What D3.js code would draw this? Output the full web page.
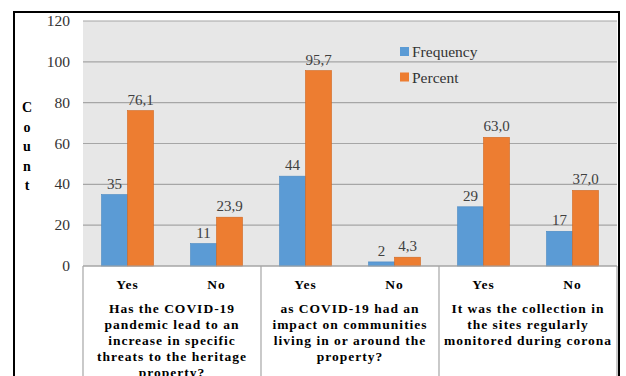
<!DOCTYPE html>
<html><head><meta charset="utf-8">
<script src="https://cdn.jsdelivr.net/npm/d3@7"></script>
<style>body{margin:0;background:#fff;}svg{display:block;}</style>
</head><body><svg id="c" width="626" height="376"></svg>
<script>
const categories = ["Yes","No","Yes","No","Yes","No"];
const frequency = [35, 11, 44, 2, 29, 17];
const percent = [76.1, 23.9, 95.7, 4.3, 63.0, 37.0];
const percentLabels = ["76,1","23,9","95,7","4,3","63,0","37,0"];
const questions = [
  ["Has the COVID-19","pandemic lead to an","increase in specific","threats to the heritage","property?"],
  ["as COVID-19 had an","impact on communities","living in or around the","property?"],
  ["It was the collection in","the sites regularly","monitored during corona"]
];
const yTicks = [0,20,40,60,80,100,120];
const seriesNames = ["Frequency","Percent"];
const colors = ["#5b9bd5","#ed7d31"];

const svg = d3.select("#c");
const L = 83, R = 617, T = 21, B = 266;
const serif = "'Liberation Serif','Times New Roman',serif";

// outer border
svg.append("rect").attr("x",14).attr("y",12).attr("width",605).attr("height",380)
  .attr("fill","none").attr("stroke","#000").attr("stroke-width",2);

const y = d3.scaleLinear().domain([0,120]).range([B,T]);
const x = d3.scaleBand().domain(d3.range(categories.length)).range([L,R]).padding(0);
const xs = d3.scaleBand().domain([0,1]).range([0,52]);

svg.append("rect").attr("x",L).attr("y",T).attr("width",R-L).attr("height",B-T).attr("fill","#e7e7e7");

// gridlines
svg.append("g").selectAll("line").data(yTicks).join("line")
  .attr("x1",L).attr("x2",R).attr("y1",d=>y(d)).attr("y2",d=>y(d))
  .attr("stroke","#a6a6a6").attr("stroke-width",1.2);

// y tick labels
svg.append("g").selectAll("text").data(yTicks).join("text")
  .attr("x",70).attr("y",d=>y(d)+5).attr("text-anchor","end")
  .attr("font-family",serif).attr("font-size",15.5).attr("fill","#333").text(d=>d);

// Count vertical
svg.append("g").selectAll("text").data("Count".split("")).join("text")
  .attr("x",27).attr("y",(d,i)=>112+i*19.5).attr("text-anchor","middle")
  .attr("font-family",serif).attr("font-weight","bold").attr("font-size",14).text(d=>d);

// bars
const series = [frequency, percent];
series.forEach((vals,si)=>{
  svg.append("g").selectAll("rect").data(vals).join("rect")
    .attr("x",(d,i)=>x(i)+x.bandwidth()/2-26+xs(si))
    .attr("width",xs.bandwidth())
    .attr("y",d=>y(d)).attr("height",d=>B-y(d))
    .attr("fill",colors[si]).attr("stroke",si? "#d0661f":"#4a89c2").attr("stroke-width",0.6);
});
// value labels
svg.append("g").selectAll("text").data(frequency).join("text")
  .attr("x",(d,i)=>x(i)+x.bandwidth()/2-26+xs(0)+xs.bandwidth()/2)
  .attr("y",d=>y(d)-6).attr("text-anchor","middle")
  .attr("font-family",serif).attr("font-size",15).attr("fill","#404040").text(d=>d);
svg.append("g").selectAll("text").data(percent).join("text")
  .attr("x",(d,i)=>x(i)+x.bandwidth()/2-26+xs(1)+xs.bandwidth()/2)
  .attr("y",d=>y(d)-6).attr("text-anchor","middle")
  .attr("font-family",serif).attr("font-size",15).attr("fill","#404040").text((d,i)=>percentLabels[i]);

// category table
const tb = svg.append("g");
tb.append("line").attr("x1",L).attr("x2",R).attr("y1",B).attr("y2",B).attr("stroke","#a6a6a6").attr("stroke-width",1.2);
[0,2,4,6].forEach(k=>{
  const xx = k<6 ? x(k) : R;
  tb.append("line").attr("x1",xx).attr("x2",xx).attr("y1",B).attr("y2",376).attr("stroke","#a6a6a6").attr("stroke-width",1.2);
});
tb.selectAll("text.cat").data(categories).join("text").attr("class","cat")
  .attr("x",(d,i)=>x(i)+x.bandwidth()/2).attr("y",289).attr("text-anchor","middle")
  .attr("font-family",serif).attr("font-weight","bold").attr("font-size",13.5).attr("letter-spacing",1).text(d=>d);
questions.forEach((lines,qi)=>{
  const cx = (x(qi*2)+x(qi*2+1)+x.bandwidth())/2;
  tb.append("g").selectAll("text").data(lines).join("text")
    .attr("x",cx).attr("y",(d,i)=>312.5+i*16).attr("text-anchor","middle")
    .attr("font-family",serif).attr("font-weight","bold").attr("font-size",13.5).attr("letter-spacing",1).text(d=>d);
});

// legend
const lg = svg.append("g");
seriesNames.forEach((n,i)=>{
  lg.append("rect").attr("x",400).attr("y",47+i*25.5).attr("width",9).attr("height",9).attr("fill",colors[i]);
  lg.append("text").attr("x",412).attr("y",57+i*25.5).attr("font-family",serif).attr("font-size",15.5).attr("fill","#333").text(n);
});
</script></body></html>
= = = = =
Directions: Copy every line of the data word for word, omitting the images.

Response to this exercise:
What D3.js code would draw this? Output the full web page.
<!DOCTYPE html>
<html><head><meta charset="utf-8">
<script src="https://cdn.jsdelivr.net/npm/d3@7"></script>
<style>body{margin:0;background:#fff;}svg{display:block;}</style>
</head><body><svg id="c" width="626" height="376"></svg>
<script>
const categories = ["Yes","No","Yes","No","Yes","No"];
const frequency = [35, 11, 44, 2, 29, 17];
const percent = [76.1, 23.9, 95.7, 4.3, 63.0, 37.0];
const percentLabels = ["76,1","23,9","95,7","4,3","63,0","37,0"];
const questions = [
  ["Has the COVID-19","pandemic lead to an","increase in specific","threats to the heritage","property?"],
  ["as COVID-19 had an","impact on communities","living in or around the","property?"],
  ["It was the collection in","the sites regularly","monitored during corona"]
];
const yTicks = [0,20,40,60,80,100,120];
const seriesNames = ["Frequency","Percent"];
const colors = ["#5b9bd5","#ed7d31"];

const svg = d3.select("#c");
const L = 83, R = 617, T = 21, B = 266;
const serif = "'Liberation Serif','Times New Roman',serif";

// outer border
svg.append("rect").attr("x",14).attr("y",12).attr("width",605).attr("height",380)
  .attr("fill","none").attr("stroke","#000").attr("stroke-width",2);

const y = d3.scaleLinear().domain([0,120]).range([B,T]);
const x = d3.scaleBand().domain(d3.range(categories.length)).range([L,R]).padding(0);
const xs = d3.scaleBand().domain([0,1]).range([0,52]);

svg.append("rect").attr("x",L).attr("y",T).attr("width",R-L).attr("height",B-T).attr("fill","#e7e7e7");

// gridlines
svg.append("g").selectAll("line").data(yTicks).join("line")
  .attr("x1",L).attr("x2",R).attr("y1",d=>y(d)).attr("y2",d=>y(d))
  .attr("stroke","#a6a6a6").attr("stroke-width",1.2);

// y tick labels
svg.append("g").selectAll("text").data(yTicks).join("text")
  .attr("x",70).attr("y",d=>y(d)+5).attr("text-anchor","end")
  .attr("font-family",serif).attr("font-size",15.5).attr("fill","#333").text(d=>d);

// Count vertical
svg.append("g").selectAll("text").data("Count".split("")).join("text")
  .attr("x",27).attr("y",(d,i)=>112+i*19.5).attr("text-anchor","middle")
  .attr("font-family",serif).attr("font-weight","bold").attr("font-size",14).text(d=>d);

// bars
const series = [frequency, percent];
series.forEach((vals,si)=>{
  svg.append("g").selectAll("rect").data(vals).join("rect")
    .attr("x",(d,i)=>x(i)+x.bandwidth()/2-26+xs(si))
    .attr("width",xs.bandwidth())
    .attr("y",d=>y(d)).attr("height",d=>B-y(d))
    .attr("fill",colors[si]).attr("stroke",si? "#d0661f":"#4a89c2").attr("stroke-width",0.6);
});
// value labels
svg.append("g").selectAll("text").data(frequency).join("text")
  .attr("x",(d,i)=>x(i)+x.bandwidth()/2-26+xs(0)+xs.bandwidth()/2)
  .attr("y",d=>y(d)-6).attr("text-anchor","middle")
  .attr("font-family",serif).attr("font-size",15).attr("fill","#404040").text(d=>d);
svg.append("g").selectAll("text").data(percent).join("text")
  .attr("x",(d,i)=>x(i)+x.bandwidth()/2-26+xs(1)+xs.bandwidth()/2)
  .attr("y",d=>y(d)-6).attr("text-anchor","middle")
  .attr("font-family",serif).attr("font-size",15).attr("fill","#404040").text((d,i)=>percentLabels[i]);

// category table
const tb = svg.append("g");
tb.append("line").attr("x1",L).attr("x2",R).attr("y1",B).attr("y2",B).attr("stroke","#a6a6a6").attr("stroke-width",1.2);
[0,2,4,6].forEach(k=>{
  const xx = k<6 ? x(k) : R;
  tb.append("line").attr("x1",xx).attr("x2",xx).attr("y1",B).attr("y2",376).attr("stroke","#a6a6a6").attr("stroke-width",1.2);
});
tb.selectAll("text.cat").data(categories).join("text").attr("class","cat")
  .attr("x",(d,i)=>x(i)+x.bandwidth()/2).attr("y",289).attr("text-anchor","middle")
  .attr("font-family",serif).attr("font-weight","bold").attr("font-size",13.5).attr("letter-spacing",1).text(d=>d);
questions.forEach((lines,qi)=>{
  const cx = (x(qi*2)+x(qi*2+1)+x.bandwidth())/2;
  tb.append("g").selectAll("text").data(lines).join("text")
    .attr("x",cx).attr("y",(d,i)=>312.5+i*16).attr("text-anchor","middle")
    .attr("font-family",serif).attr("font-weight","bold").attr("font-size",13.5).attr("letter-spacing",1).text(d=>d);
});

// legend
const lg = svg.append("g");
seriesNames.forEach((n,i)=>{
  lg.append("rect").attr("x",400).attr("y",47+i*25.5).attr("width",9).attr("height",9).attr("fill",colors[i]);
  lg.append("text").attr("x",412).attr("y",57+i*25.5).attr("font-family",serif).attr("font-size",15.5).attr("fill","#333").text(n);
});
</script></body></html>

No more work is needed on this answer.